Para quem é apaixonada por ballet clássico, e acompanhou a história do Kirov, a trajetória de Yuri Soloviev é uma das mais tristes já vividas. Considerado “o melhor” por Mikhail Baryshnikov e Rudolf Nureyev, ambos amigos, Soloviev não fugiu para o ocidente, restringindo o conhecimento de seu talento para poucos.

Yuri Soloviev, para os amigos, “Yura”, começou a dançar aos nove anos. Na academia de Vaganova, a maior escola na Rússia, ele estudou na mesma turma que Rudolf Nureyev, com quem era sempre comparado. Antes mesmo da formatura, Yura fez história a ser convidado, ainda estudante, a dançar em uma apresentação oficial do Kirov. Apenas os melhores dos melhores conseguiu tamanha concessão, e não passaram de cinco no total. Se tanto.
Para todos, a superioridade técnica de Soloviev era clara, mas a personalidade desafiadora de Nureyev o ajudava a se destacar. Na verdade, os dois eram muito acima da média, mas o fato de que o próprio Nureyev (e depois Baryshnikov) dizia que Yura era espetacular, reforça a lenda. Embora houvesse competição entre eles, Yura e Rudi foram colocados como colegas de quarto na turnê pela Europa em que Nureyev desertou. Como consequência, Yura passou anos sob investigação e suspeita da KGB porque o Governo Russo acreditava que ele “deveria” saber dos planos de fuga do colega. Mas ninguém sabia.









Yura voava no palco e por isso foi apelidado como “Yuri Cósmico”, numa alusão ao astronauta Yuri Gagarin. Era também um partner disputado e dançava com frequência com as melhores bailarinas do Kirov, Natalia Makarova, Irina Kolpakova e Alla Sizova entre elas.
Se no ocidente Nureyev era comparado a Vaslav Nijinksy, o melhor de todos os tempos e que abriu as portas para os homens na dança, esse era o mesmo caso de Yuri Soloviev na União Soviética. É muita coisa. Para os russos, que tinham os melhores dos melhores, ele estava acima de todos. Se nos impressionamos com a elevação de Baryshnikov até hoje, o próprio Misha se impressionava com Yura. Alguns vídeos guardaram um pouco do que eram os saltos de Soloviev.
Depois da fuga de Nureyev, em 1962, Yura sofreu a perseguição política da KGB, especialmente porque não fazia parte do Partido Comunista. Não ajudou que sua parceira, Natalia Makarova, desertou em 1970 e quatro anos depois, seu amigo, Baryshnikov também. Embora sem se envolver em política, Yura jamais “traiu” o Comunismo.

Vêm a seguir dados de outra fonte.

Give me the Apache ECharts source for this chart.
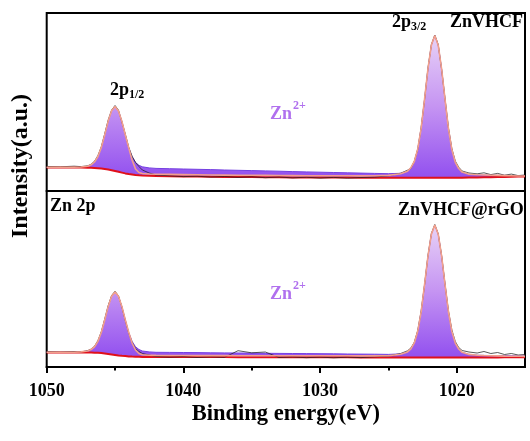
<!DOCTYPE html>
<html><head><meta charset="utf-8">
<script src="https://cdn.jsdelivr.net/npm/echarts@6/dist/echarts.min.js"></script>
<style>html,body{margin:0;padding:0;background:#fff}#c{width:530px;height:441px}</style>
</head><body><div id="c"></div>
<script>
// Binding energy grid (eV)
const energy = [1050,1049,1048,1047.5,1047,1046.75,1046.5,1046.25,1046,1045.75,1045.5,1045.25,1045,1044.75,1044.5,1044.25,1044,1043.75,1043.5,1043.25,1043,1042.5,1042,1041,1040,1039,1038,1037,1036,1035,1034,1033,1032,1031,1030,1029,1028,1027,1026,1025,1024.1,1023.6,1023.35,1023.1,1022.85,1022.6,1022.35,1022.1,1021.85,1021.6,1021.35,1021.1,1020.85,1020.6,1020.35,1020.1,1019.85,1019.6,1019.1,1018.5,1018,1017.5,1017,1016.5,1016,1015.5,1015];

// ZnVHCF (top panel)
const bgTop = [23.5,23.5,23.5,23.5,23.3,23.2,23,22.8,22.5,22,21.5,20.8,20,19.2,18.4,17.6,17,16.5,16,15.7,15.5,15.2,15,14.8,14.6,14.4,14.2,14.1,14,13.9,13.8,13.7,13.6,13.5,13.5,13.4,13.4,13.3,13.3,13.2,13.2,13.2,13.2,13.2,13.2,13.2,13.2,13.2,13.2,13.2,13.2,13.2,13.2,13.2,13.2,13.2,13.3,13.3,13.4,13.5,13.7,13.8,14,14.1,14.3,14.4,14.5];
const compTop = [23.5,23.5,23.5,23.8,24.7,26.2,29,34.5,43.6,56.4,69.9,80.2,84.5,80.1,69.8,56.3,43.4,34.2,28.6,25.7,24.2,23.1,22.6,22.3,22.0,21.7,21.4,21.0,20.7,20.4,20.1,19.8,19.4,19.1,18.8,18.5,18.2,17.9,17.6,17.3,17.7,19.8,23.3,29.5,42,62.7,91.8,122.3,145.9,155.5,145.8,122,91.4,62.2,41.3,28.7,22.5,18.9,16.7,16,15.9,15.8,15.7,15.6,15.5,15.4,15.3];
const envTop = [23.8,23.8,23.8,24,24.7,26.2,29,34.5,43.6,56.4,69.9,80.2,84.5,80.1,69.8,56.3,43.4,31,22,18.5,17.5,17,16.8,16.6,16.4,16.2,16,15.9,15.8,15.7,15.6,15.5,15.4,15.3,15.3,15.2,15.2,15.1,15.2,15.6,17.2,19.8,23.3,29.5,42,62.7,91.8,122.3,145.9,155.5,145.8,122,91.4,62.2,41.3,28.7,22.5,18.9,16.7,16.2,16,15.8,15.6,15.4,15.2,15,15];
const rawTop = [24.5,24.2,24.8,24.4,25.2,26.8,29.8,35.5,44.5,57.5,71,81,85.5,81,69,57,43.8,34.8,28.5,24.5,21,18,16,15.2,14.4,14.8,13.9,14.5,13.6,14.2,13.3,14,13.1,13.8,12.9,13.6,12.8,13.5,13.9,15.2,17.8,20.8,22.5,29.8,41.5,63.5,91.2,123,146.5,156,146.5,121.5,92.2,63,42.2,30,23.8,20,18,17.2,18.2,16.4,17.6,15.8,16.9,15.4,16];

// ZnVHCF@rGO (bottom panel)
const bgBot = [14.5,14.5,14.5,14.5,14.4,14.4,14.3,14.2,14,13.6,13.1,12.6,12.1,11.6,11.2,10.9,10.6,10.4,10.3,10.2,10.1,10,10,10,10,9.9,9.9,9.9,9.8,9.8,9.8,9.8,9.7,9.7,9.7,9.7,9.7,9.6,9.6,9.6,9.6,9.6,9.6,9.6,9.6,9.6,9.6,9.6,9.6,9.6,9.6,9.6,9.6,9.6,9.6,9.6,9.6,9.6,9.6,9.6,9.6,9.6,9.6,9.7,9.7,9.7,9.7];
const compBot = [14.8,14.8,14.8,15.1,16,17.5,20.2,25.6,34.7,47.3,60.6,70.8,75,70.8,60.6,47.3,34.7,25.6,20.2,17.5,16,15.1,14.7,14.6,14.5,14.4,14.2,14.1,14,13.9,13.7,13.6,13.5,13.4,13.3,13.2,13,12.9,12.8,12.6,13.1,15.1,18.2,24.1,35.7,55.1,82.3,110.9,132.9,142,132.8,110.8,82.2,55,35.5,23.9,18,14.7,12.6,11.8,11.6,11.5,11.4,11.3,11.2,11.1,11];
const envBot = [14.8,14.8,14.8,15.1,16,17.5,20.2,25.6,34.7,47.3,60.6,70.8,75,70.8,60.6,47.3,34.7,24,17,13.5,12.2,11.8,11.6,11.5,11.5,11.4,11.4,11.4,11.3,11.3,11.3,11.3,11.2,11.2,11.2,11.2,11.2,11.1,11.1,11.3,12.8,15.1,18.2,24.1,35.7,55.1,82.3,110.9,132.9,142,132.8,110.8,82.2,55,35.5,23.9,18,14.7,12.6,11.8,11.5,11.3,11.1,10.9,10.8,10.7,10.6];
const rawBot = [15.3,14.9,15.4,15.1,16.4,17.9,20.8,26.5,35.5,48.2,61.5,71.5,75.8,71.2,60,46.5,34,24.5,18.5,15.5,13.5,12,10.5,9.8,10.4,9.5,10.2,9.6,16.3,14.2,15,9.5,10.1,9.3,9.9,9.2,9.8,9.4,10.2,11,13.5,16.2,19,24.8,36.5,56,82,111.5,133.5,142.5,133.2,111.5,83,56,37,25.5,19.5,16.5,15,14,15.5,13.5,14.5,12.5,13.5,12,12.5];

const tickLabels = [1050, 1040, 1030, 1020];
const minorTicks = [1045, 1035, 1025];

const FONT = "'Times New Roman','Liberation Serif',serif";
const pairs = (ys) => energy.map((x, i) => [x, ys[i]]);
const fillGrad = {type:'linear', x:0, y:0, x2:0, y2:1, colorStops:[
  {offset:0, color:'#e8d2f7'}, {offset:0.5, color:'#c594f2'}, {offset:1, color:'#9250ef'}]};

function panel(idx, bg, comp, env, raw) {
  const xi = idx === 0 ? 0 : 1;
  return [
    {type:'custom', xAxisIndex:xi, yAxisIndex:idx, data:[[energy[0], comp[0]]], z:2, clip:true,
     renderItem: function (params, api) {
       const pts = [];
       for (let i = 0; i < energy.length; i++) pts.push(api.coord([energy[i], comp[i]]));
       for (let i = energy.length - 1; i >= 0; i--) pts.push(api.coord([energy[i], bg[i]]));
       return {type:'polygon', shape:{points:pts}, style:{fill:fillGrad, stroke:null}};
     }},
    {type:'line', xAxisIndex:xi, yAxisIndex:idx, data:pairs(comp), symbol:'none', z:3,
     lineStyle:{color:'#7440e0', width:1}},
    {type:'line', xAxisIndex:xi, yAxisIndex:idx, data:pairs(bg), symbol:'none', z:4,
     lineStyle:{color:'#e0101a', width:2}},
    {type:'line', xAxisIndex:xi, yAxisIndex:idx, data:pairs(raw), symbol:'none', z:5,
     lineStyle:{color:'#222', width:1, opacity:0.75}},
    {type:'line', xAxisIndex:xi, yAxisIndex:idx, data:pairs(env), symbol:'none', z:6,
     lineStyle:{color:'#f2a08c', width:1.6}}
  ];
}

function txt(x, y, text, size, color, extra) {
  return Object.assign({type:'text', x, y, silent:true, z:100, style:{text, fontSize:size, fontWeight:'bold',
    fontFamily:FONT, fill:color||'#000', align:'left', verticalAlign:'middle'}}, extra||{});
}

const chart = echarts.init(document.getElementById('c'), null, {renderer:'canvas'});
chart.setOption({
  animation:false,
  backgroundColor:'#fff',
  grid:[
    {left:46.7, top:13, width:478.3, height:178, show:true, borderColor:'#000', borderWidth:2, backgroundColor:'transparent'},
    {left:46.7, top:191, width:478.3, height:176, show:true, borderColor:'#000', borderWidth:2, backgroundColor:'transparent'}
  ],
  xAxis:[
    {gridIndex:0, type:'value', min:1015, max:1050, inverse:true, show:false},
    {gridIndex:1, type:'value', min:1015, max:1050, inverse:true, position:'bottom', z:10,
     axisLine:{show:true, lineStyle:{color:'#000', width:2}},
     axisTick:{show:true, customValues:tickLabels, length:6, lineStyle:{color:'#000', width:2}},
     axisLabel:{customValues:tickLabels, formatter:(v) => String(v), fontSize:18, fontWeight:'bold', fontFamily:FONT, color:'#000', margin:15},
     splitLine:{show:false},
     name:'Binding energy(eV)', nameLocation:'middle', nameGap:36,
     nameTextStyle:{fontSize:22.5, fontWeight:'bold', fontFamily:FONT, color:'#000'}},
    {gridIndex:1, type:'value', min:1015, max:1050, inverse:true, position:'bottom', z:10,
     axisLine:{show:true, lineStyle:{color:'#000', width:2}}, axisLabel:{show:false}, splitLine:{show:false},
     axisTick:{show:true, customValues:minorTicks, length:3.5, lineStyle:{color:'#000', width:2}}}
  ],
  yAxis:[
    {gridIndex:0, type:'value', min:0, max:178, show:false},
    {gridIndex:1, type:'value', min:0, max:176, show:false}
  ],
  series:[...panel(0, bgTop, compTop, envTop, rawTop), ...panel(1, bgBot, compBot, envBot, rawBot)],
  graphic:[
    txt(21, 166, 'Intensity(a.u.)', 24, '#000', {rotation:Math.PI/2, style:{text:'Intensity(a.u.)', fontSize:24, fontWeight:'bold', fontFamily:FONT, fill:'#000', align:'center', verticalAlign:'middle'}}),
    txt(110, 90, '2p', 18),
    txt(129, 95, '1/2', 12),
    txt(392, 22, '2p', 18),
    txt(411, 27, '3/2', 12),
    txt(450, 22, 'ZnVHCF', 18),
    txt(270, 114, 'Zn', 18, '#b070ee'),
    txt(293, 106, '2+', 12, '#b070ee'),
    txt(50, 206, 'Zn 2p', 18),
    txt(398, 210, 'ZnVHCF@rGO', 18),
    txt(270, 294, 'Zn', 18, '#b070ee'),
    txt(293, 286, '2+', 12, '#b070ee')
  ]
});
</script></body></html>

Durante a turnê do Kirov pelos Estados Unidos, Yura rompeu o tendão de aquiles e nunca mais voltou a ser o mesmo, mas ele não se aposentou. Em suas apresentações, era comum que a platéia explodisse em gritos de “bravo”. Ele era adorado por todos.
Sua relação com o diretor do Kirov, Nikolai Sergeyev era conflitante. Muitos balés foram criados para Yura, mas, diz a lenda que ele riu um dia da falta de talento do filho do Nikolai como bailarino, sendo punido com papéis menos interessantes e maior carga de horas de trabalho.

Segundo sua mulher, a bailarina Tatiana Legat, Yura era tímido e sofria enorme pressão política para entrar para o partido Comunista, mas ele resistia. Curioso pela cultura ocidental e fã de jazz, o bailarino era dedicado à sua arte.
A dor da lesão só aumentava com os anos, comprometendo – na mente perfeccionista do bailarino – sua técnica. “Suas costas doíam, suas pernas doíam”, lembrou Tatiana em uma entrevista. Ela diz que sugeriu que evitasse as variações, que fizesse mais as poses. “Não posso. Você sabe quem eu sou e você sabe qual é a minha posição. Eu tenho que fazer”, ele respondeu a ela. “Como poderia ser que as pessoas venham ao teatro e digam ‘mas ele não dançou'”, ele questionou. Tatiana sabia que o amor do público por ele era maior do que isso, mas não era suficiente. Em sua última apresentação, em Romeu e Julieta, com Irina Kopalkova, ele sofreu muito com a dor. “Ainda bem que completei”, ele teria dito.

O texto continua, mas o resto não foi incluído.